Friday, April 27, 2012

Bill of rights of technical human resources


A meeting must have objectives. All relevant information should be circulated in advance to all participants of the meeting.
In every meeting there should be a minute taker, minutes should be circulated after the meeting. The meeting is not over
until all attendees have expressed their opinions, and all the objectives have been reached. Otherwise, pending points should be rescheduled for another meeting.

A meeting should not be called to read an email to all attendees. Email should be sent in advance, then eventually ask people what they think.

All management stuff should be discussed in management meeting ,to which technical resources do not need to attend.

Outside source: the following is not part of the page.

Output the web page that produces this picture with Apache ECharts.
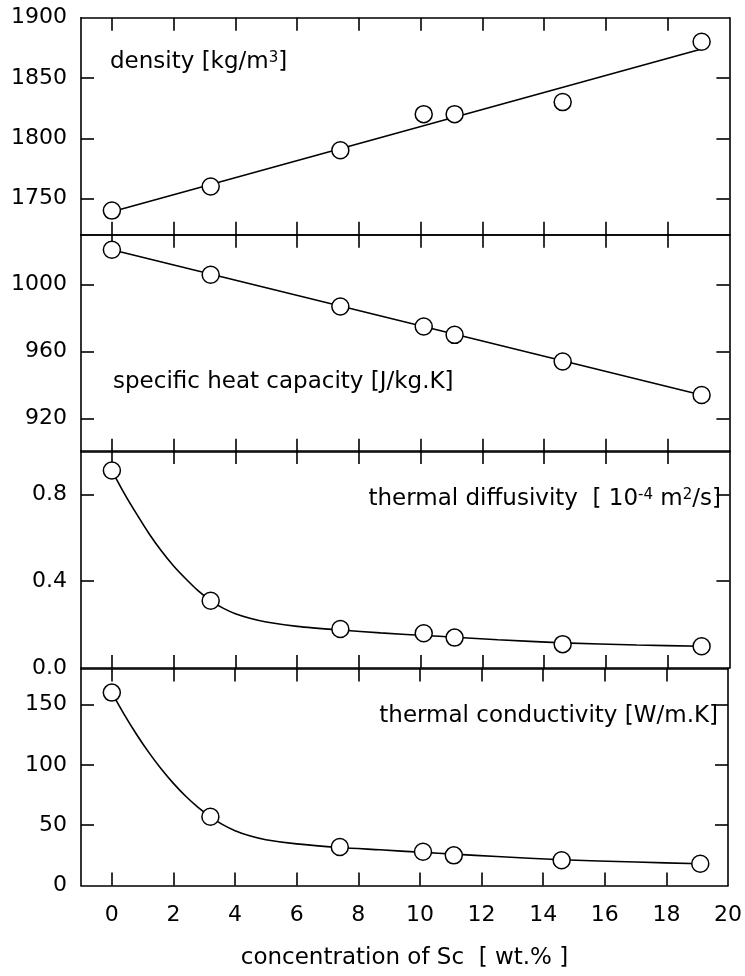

Meetings are meant for people to exchange information and reach agreement,
they should not be the monopoly of a single people who takes all the bandwidth and prevents communication amongst other attendees.
As a rule of thumb, in a meeting with 10 people, no more than 30% of the time should be allocated to a single attendee.
If a single person talks for more than 3 minutes in a row in a meeting, this is a communication antipattern.

Long lasting verbal communication should be avoided, and if really needed backed up by schemas, writing etc. Not all people have the same receptivity
to verbal communication, and visual communication is to be preferred over pure verbal conceptualization.

These emails should be concise, and with precise topics. Complex stuff should not be treated in emails, they have invented voice conversations for that.


It’s the management responsibility to identify tasks – which should be as much as possible atomic –prioritize them, and assign them to the technical resources.
Technical people can help in this process, but “task management” is strictly the management responsibility.
It’s the duty of the technical resource to provide regular (once a day, your mileage might vary) progress report to management.
Management has always the right to review priorities and reassign tasks, but bearing in mind that in general this should be avoided.
Excessive task switching is a known factor of burnout and poor work quality.